If companies are serious about engaging with community organisations on an ongoing basis, then it would seem axiomatic that the company recruit and employ individuals who understand the requirements and complement the skillset to make the community organisation more effective. If the company is serious about CSR and sustainability, it should then treat these issues as a core part of the business and apply the same professionalism it applies to revenue generation and compliance. CSR is not a hobby. 

We are a small consultancy with four employees. Three of the team are assigned to revenue generation and administration. The fourth employee’s only role is to partner with and mentor small community organisations that are already making an immediate positive impact to vulnerable people. This part of the business, community support resources, is a cost to net income and generates worth in a different currency than revenue – but it is a core part of our business model. Information on progress is shared on a monthly basis, and the addition of future staff will hinge, in part, on their buy-in to this principle. Progress is reviewed with the same diligence as any other projects. 

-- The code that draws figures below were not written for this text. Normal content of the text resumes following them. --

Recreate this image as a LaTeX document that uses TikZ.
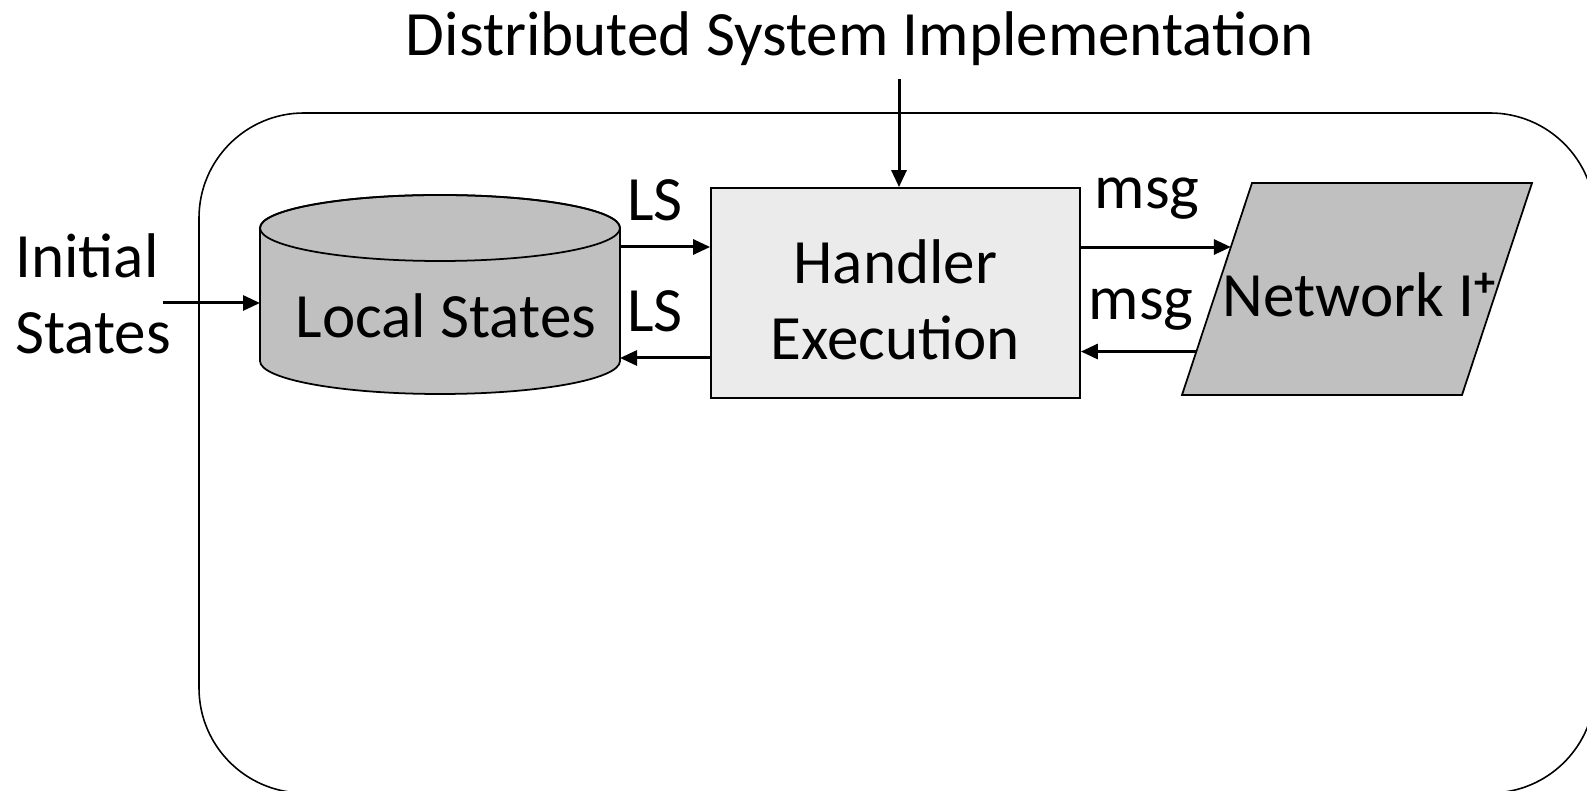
\documentclass[tikz,border=0pt]{standalone}
\usepackage{fontspec}
\setmainfont{Carlito}
\usepackage{tikz}
\usetikzlibrary{arrows.meta}
\usetikzlibrary{calc}

\definecolor{storegray}{HTML}{C0C0C0}
\definecolor{boxgray}{HTML}{EBEBEB}

\begin{document}
\begin{tikzpicture}[
    every node/.style={font=\fontsize{35.9}{43.5}\selectfont, inner sep=0pt},
    flow/.style={line width=1.7pt, -{Triangle[length=0.34cm,width=0.3cm]}},
    outline/.style={line width=1pt}
  ]
            \useasboundingbox (0,0) rectangle (31.74,15.82);

            % outer system boundary
            \draw[line width=0.9pt, rounded corners=2.1cm] (3.98,13.56) rectangle (31.9,-0.04);

            \node[anchor=base] (title) at (17.2,14.7) {Distributed System Implementation};
            \coordinate (spec) at (17.98,14.24);

            % local state store
            \filldraw[outline, fill=storegray] (5.2,11.26) -- (5.2,8.6)
                arc[start angle=180, end angle=360, x radius=3.6, y radius=0.66]
                -- (12.4,11.26)
                arc[start angle=0, end angle=180, x radius=3.6, y radius=0.66] -- cycle;
            \draw[outline] (8.8,11.26) ellipse [x radius=3.6, y radius=0.66];
            \node[anchor=base] (ls) at (8.92,9.06) {Local States};
            \coordinate (lsin) at (5.2,9.76);
            \coordinate (lsout) at (12.4,10.88);
            \coordinate (lsback) at (12.4,8.66);

            % handler
            \node[outline, draw, fill=boxgray, minimum width=7.38cm, minimum height=4.2cm] (hx) at (17.91,9.96) {};
            \node[anchor=base, align=center] (hxtext) at (17.91,8.62) {Handler\\Execution};

            % network
            \coordinate (nbl) at (23.64,7.92);
            \coordinate (ntl) at (25.04,12.16);
            \coordinate (ntr) at (30.64,12.16);
            \coordinate (nbr) at (29.24,7.92);
            \filldraw[outline, fill=storegray] (nbl) -- (ntl) -- (ntr) -- (nbr) -- cycle;
            \node[anchor=base] (net) at (27.18,9.48) {Network I\raisebox{0.32em}{\fontsize{24}{24}\selectfont\textbf{+}}};
            \coordinate (netin) at ($(nbl)!0.698!(ntl)$);
            \coordinate (netout) at ($(nbl)!0.205!(ntl)$);

            \node[anchor=base west, align=left] (init) at (0.3,8.74) {Initial\\States};
            \coordinate (initout) at (3.26,9.76);

            \draw[flow] (spec) -- (spec |- hx.north);
            \draw[flow] (initout) -- (lsin);
            \draw[flow] (lsout) -- (lsout -| hx.west);
            \draw[flow] (lsback -| hx.west) -- (lsback);
            \draw[flow] (netin -| hx.east) -- (netin);
            \draw[flow] (netout) -- (netout -| hx.east);

            \node[anchor=base] (lsa) at (13.1,11.4) {LS};
            \node[anchor=base] (lsb) at (13.1,9.18) {LS};
            \node[anchor=base] (msga) at (22.94,11.64) {msg};
            \node[anchor=base] (msgb) at (22.82,9.42) {msg};
        \end{tikzpicture}
\end{document}
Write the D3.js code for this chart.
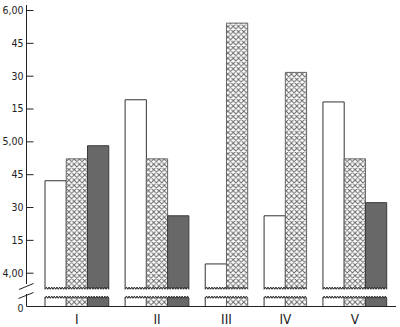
<!DOCTYPE html>
<html><head><meta charset="utf-8">
<script src="https://cdn.jsdelivr.net/npm/d3@7"></script>
<style>
html,body{margin:0;padding:0;background:#fff;}
svg{display:block;}
text{font-family:"DejaVu Sans Condensed","DejaVu Sans",sans-serif;}
</style></head>
<body><svg id="c" width="400" height="327"></svg>
<script>
// ---- data (times in minutes after midnight) ----
const categories = ["I", "II", "III", "IV", "V"];
const seriesWhite = [282, 319, 244, 266, 318];
const seriesHatched = [292, 292, 354, 331.5, 292];
const seriesDark = [298, 266, null, null, 272];
const tickValues = [240, 255, 270, 285, 300, 315, 330, 345, 360];
const tickLabels = ["4,00", "15", "30", "45", "5,00", "15", "30", "45", "6,00"];
const zeroLabel = "0";

const svg = d3.select("#c");
const axisX = 26.5;
const baseY = 306.5;
const breakTop = 288.5;   // bottom of upper bar part
const breakBot = 297.5;   // top of lower stub

const y = d3.scaleLinear().domain([240, 360]).range([272.7, 10]);

// pattern
const defs = svg.append("defs");
const P = 5.3;
const pat = defs.append("pattern").attr("id", "hatch").attr("patternUnits", "userSpaceOnUse")
  .attr("width", P).attr("height", P).attr("x", 0).attr("y", 0);
pat.append("rect").attr("width", P).attr("height", P).attr("fill", "#fff");
pat.append("path").attr("d", `M0,0L${P},${P}M${P},0L0,${P}M-1,${P-1}L1,${P+1}M${P-1},-1L${P+1},1`)
  .attr("stroke", "#666").attr("stroke-width", 1).attr("fill", "none");

// build bar list with group layout
const styles = [
  {key: "white", fill: "#fff", stroke: "#333"},
  {key: "hatched", fill: "url(#hatch)", stroke: "#666"},
  {key: "dark", fill: "#686868", stroke: "#3a3a3a"}
];
const seriesVals = [seriesWhite, seriesHatched, seriesDark];
const gapUnit = 0.77;
let bars = [], groups = [], u = 0;
categories.forEach((c, i) => {
  if (i > 0) u += gapUnit;
  const start = u;
  seriesVals.forEach((s, k) => {
    if (s[i] != null) { bars.push({cat: c, k, v: s[i], u0: u, u1: u + 1}); u += 1; }
  });
  groups.push({cat: c, u0: start, u1: u});
});
const x = d3.scaleLinear().domain([0, u]).range([45, 386.7]);

function zig(x0, x1, yy) {
  const n = Math.max(2, 2 * Math.round(Math.abs(x1 - x0) / 2.8));
  const pts = [];
  for (let j = 0; j <= n; j++) {
    const xx = x0 + (x1 - x0) * j / n;
    pts.push([xx, yy + (j % 2 ? -1.3 : 0.7)]);
  }
  return pts;
}

const g = svg.append("g");
bars.forEach(b => {
  const x0 = x(b.u0), x1 = x(b.u1), st = styles[b.k];
  const top = y(b.v);
  let p = d3.path();
  p.moveTo(x0, breakTop); p.lineTo(x0, top); p.lineTo(x1, top); p.lineTo(x1, breakTop);
  zig(x1, x0, breakTop).forEach(q => p.lineTo(q[0], q[1]));
  p.closePath();
  g.append("path").attr("d", p.toString()).attr("fill", st.fill).attr("stroke", st.stroke).attr("stroke-width", 1);
  let q = d3.path();
  q.moveTo(x0, baseY); q.lineTo(x0, breakBot);
  zig(x0, x1, breakBot).forEach(pt => q.lineTo(pt[0], pt[1]));
  q.lineTo(x1, baseY);
  g.append("path").attr("d", q.toString()).attr("fill", st.fill).attr("stroke", st.stroke).attr("stroke-width", 1);
});
bars.forEach(b => {
  const x0 = x(b.u0), x1 = x(b.u1);
  g.append("polyline").attr("points", zig(x0, x1, breakTop).map(d => d.join(",")).join(" "))
    .attr("fill", "none").attr("stroke", "#333").attr("stroke-width", 0.8);
  g.append("polyline").attr("points", zig(x0, x1, breakBot).map(d => d.join(",")).join(" "))
    .attr("fill", "none").attr("stroke", "#333").attr("stroke-width", 0.8);
});

// y axis
const ax = svg.append("g").attr("stroke", "#222").attr("stroke-width", 1);
ax.append("line").attr("x1", axisX).attr("x2", axisX).attr("y1", 5).attr("y2", 284);
ax.append("line").attr("x1", axisX).attr("x2", axisX).attr("y1", 294).attr("y2", baseY);
ax.append("line").attr("x1", 19).attr("y1", 289.5).attr("x2", 33.5).attr("y2", 283.5);
ax.append("line").attr("x1", 18.5).attr("y1", 298.5).attr("x2", 33.5).attr("y2", 292.5);
ax.append("line").attr("x1", axisX).attr("x2", 396).attr("y1", baseY).attr("y2", baseY);

const yAxis = d3.axisRight(y).tickValues(tickValues).tickSize(7)
  .tickFormat((d, i) => tickLabels[i]);
const ya = svg.append("g").attr("transform", `translate(${axisX},0)`).call(yAxis);
ya.select(".domain").remove();
ya.selectAll(".tick line").attr("stroke", "#222");
ya.selectAll(".tick text").attr("x", -3).attr("text-anchor", "end")
  .attr("font-size", 10.5).attr("fill", "#222");
svg.append("text").attr("x", 23.5).attr("y", baseY + 1.5).attr("dy", "0.35em")
  .attr("text-anchor", "end").attr("font-size", 10.5).attr("fill", "#222").text(zeroLabel);

// category labels
svg.selectAll(".cat").data(groups).join("text").attr("class", "cat")
  .attr("x", d => x((d.u0 + d.u1) / 2)).attr("y", 324)
  .attr("text-anchor", "middle").attr("font-size", 13.5)
  .attr("fill", "#222").text(d => d.cat);
</script></body></html>
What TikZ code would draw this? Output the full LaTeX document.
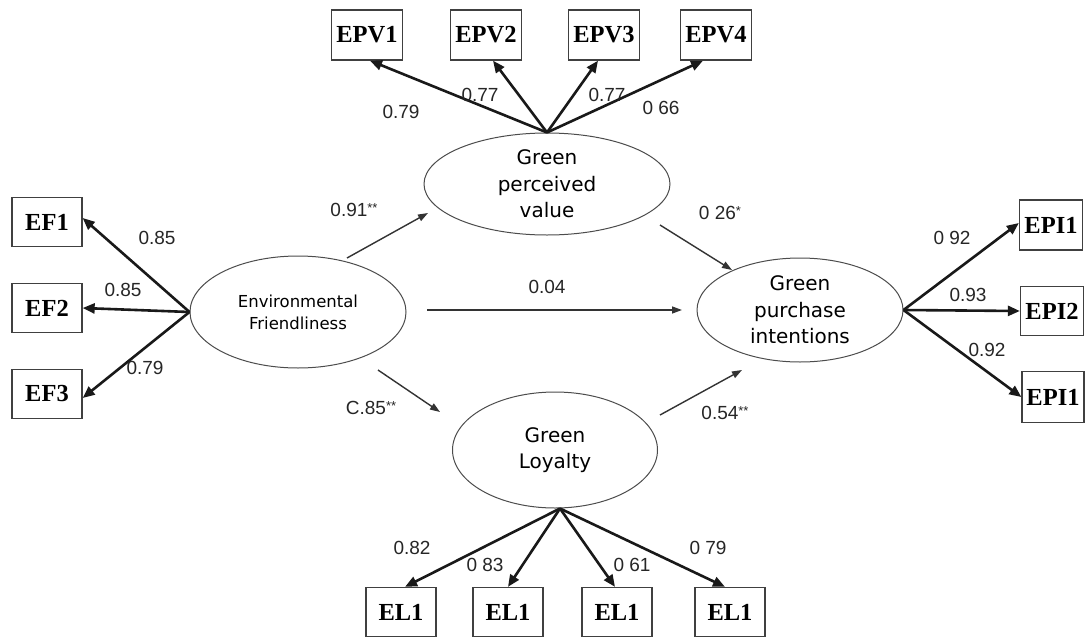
\documentclass[tikz,border=0pt]{standalone}
\usepackage{fontspec}
\setmainfont{Liberation Serif}
\newfontfamily\lblfont{Liberation Sans}
\newfontfamily\elfont{DejaVu Sans}
\usetikzlibrary{shapes.geometric,arrows.meta}
\begin{document}
\begin{tikzpicture}[x=1pt,y=-1pt,
  obs/.style={draw=black!75, line width=1.3pt, minimum width=70pt, minimum height=49pt, inner sep=0pt, font=\fontsize{24.5}{24.5}\selectfont\bfseries},
  lat/.style={ellipse, draw=black!70, line width=1pt, inner sep=0pt, align=center, font=\elfont\fontsize{20}{26.5}\selectfont},
  load/.style={line width=2.6pt, draw=black!90, -{Triangle[length=12pt,width=10pt]}},
  reg/.style={line width=1.4pt, draw=black!80, -{Triangle[length=10pt,width=7pt]}},
  lbl/.style={font=\lblfont\fontsize{19}{19}\selectfont, text=black!85, inner sep=0pt}
]
\useasboundingbox (0,0) rectangle (1086,637);
\fill[white] (0,0) rectangle (1086,637);

% latent variables
\node[lat, minimum width=216pt, minimum height=112pt, font=\elfont\fontsize{16.5}{22}\selectfont] (EF) at (298,312) {Environmental\\Friendliness};
\node[lat, minimum width=246pt, minimum height=102pt] (GPV) at (547,184) {Green\\perceived\\value};
\node[lat, minimum width=206pt, minimum height=104pt] (GPI) at (800,310) {Green\\purchase\\intentions};
\node[lat, minimum width=205pt, minimum height=116pt] (GL) at (555,450) {Green\\Loyalty};

% observed variables
\node[obs, minimum width=71pt, minimum height=50pt] (EPV1) at (367,35) {EPV1};
\node[obs, minimum width=71pt, minimum height=50pt] (EPV2) at (486,35) {EPV2};
\node[obs, minimum width=71pt, minimum height=50pt] (EPV3) at (604,35) {EPV3};
\node[obs, minimum width=71pt, minimum height=50pt] (EPV4) at (716,35) {EPV4};

\node[obs] (EF1) at (47,222) {EF1};
\node[obs] (EF2) at (47,308) {EF2};
\node[obs] (EF3) at (47,394) {EF3};

\node[obs, minimum width=63pt, minimum height=50pt] (EPIa) at (1051,225) {EPI1};
\node[obs, minimum width=63pt, minimum height=49pt] (EPIb) at (1052,311) {EPI2};
\node[obs, minimum width=62pt, minimum height=51pt] (EPIc) at (1053,397) {EPI1};

\node[obs] (ELa) at (401,612) {EL1};
\node[obs] (ELb) at (508,612) {EL1};
\node[obs] (ELc) at (617,612) {EL1};
\node[obs] (ELd) at (730,612) {EL1};

% loadings
\draw[load] (GPV.north) -- ([xshift=3pt]EPV1.south);
\draw[load] (GPV.north) -- ([xshift=7pt]EPV2.south);
\draw[load] (GPV.north) -- ([xshift=-6pt]EPV3.south);
\draw[load] (GPV.north) -- ([xshift=-13pt]EPV4.south);

\draw[load] (EF.west) -- ([yshift=4pt]EF1.east);
\draw[load] (EF.west) -- (EF2.east);
\draw[load] (EF.west) -- ([yshift=-4pt]EF3.east);

\draw[load] (GPI.east) -- ([yshift=2pt]EPIa.west);
\draw[load] (GPI.east) -- (EPIb.west);
\draw[load] (GPI.east) -- (EPIc.west);

\draw[load] ([xshift=5pt]GL.south) -- ([xshift=4pt]ELa.north);
\draw[load] ([xshift=5pt]GL.south) -- (ELb.north);
\draw[load] ([xshift=5pt]GL.south) -- ([xshift=-2pt]ELc.north);
\draw[load] ([xshift=5pt]GL.south) -- ([xshift=-5pt]ELd.north);

% structural paths
\coordinate (p1s) at (347,258); \coordinate (p1e) at (428,213);
\coordinate (p2s) at (378,370); \coordinate (p2e) at (440,412);
\coordinate (p3s) at (427,310); \coordinate (p3e) at (682,310);
\coordinate (p4s) at (660,225); \coordinate (p4e) at (732,270);
\coordinate (p5s) at (660,415); \coordinate (p5e) at (742,370);
\draw[reg] (p1s) -- (p1e);
\draw[reg] (p2s) -- (p2e);
\draw[reg] (p3s) -- (p3e);
\draw[reg] (p4s) -- (p4e);
\draw[reg] (p5s) -- (p5e);

% labels
\node[lbl] (l1) at (401,112) {0.79};
\node[lbl] (l2) at (480,95) {0.77};
\node[lbl] (l3) at (607,95) {0.77};
\node[lbl] (l4) at (661,108) {0 66};
\node[lbl] (l5) at (157,238) {0.85};
\node[lbl] (l6) at (123,290) {0.85};
\node[lbl] (l7) at (145,368) {0.79};
\node[lbl] (l8) at (354,210) {0.91{\fontsize{13}{13}\selectfont\raisebox{4pt}{**}}};
\node[lbl] (l9) at (371,408) {C.85{\fontsize{13}{13}\selectfont\raisebox{4pt}{**}}};
\node[lbl] (l10) at (720,213) {0 26{\fontsize{13}{13}\selectfont\raisebox{4pt}{*}}};
\node[lbl] (l11) at (725,413) {0.54{\fontsize{13}{13}\selectfont\raisebox{4pt}{**}}};
\node[lbl] (l12) at (547,287) {0.04};
\node[lbl] (l13) at (952,238) {0 92};
\node[lbl] (l14) at (968,295) {0.93};
\node[lbl] (l15) at (987,350) {0.92};
\node[lbl] (l16) at (412,548) {0.82};
\node[lbl] (l17) at (485,565) {0 83};
\node[lbl] (l18) at (632,565) {0 61};
\node[lbl] (l19) at (708,548) {0 79};
\end{tikzpicture}
\end{document}
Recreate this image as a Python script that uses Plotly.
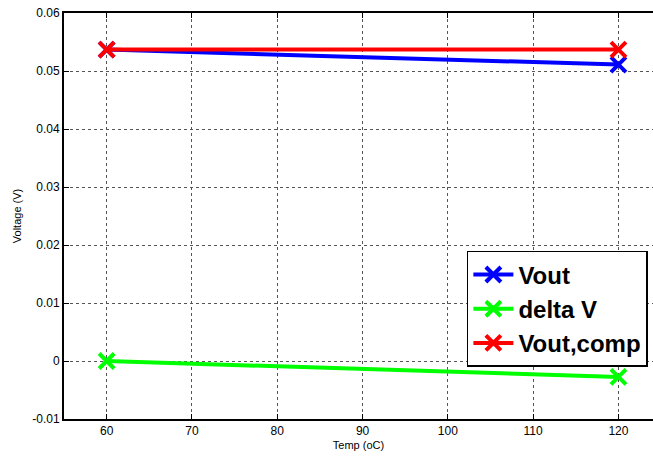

In the past year, we have succeeded in helping two organisations: one providing creative classes to adults with mental health difficulties and the other providing opportunities for integration for female asylum seekers in Ireland’s Direct Provision system (asylum seeker accommodation). This has indirectly led to the city’s Library Services linking to the children of asylum-seeking people living in the Direct Provision centres. The day these children delighted in the discovery of the library services was the proudest in my 30-something years as an actuary.

There is nothing in our small-scale model that is not scaleable if companies make genuine CSR a business priority, allocate resources accordingly and employ people with the necessary skillset to make a real impact. In fact, I would suggest that making CSR an integral part of the definition of ‘business as usual’ should be the aim, rather than merely a photo opportunity or a marketing exercise.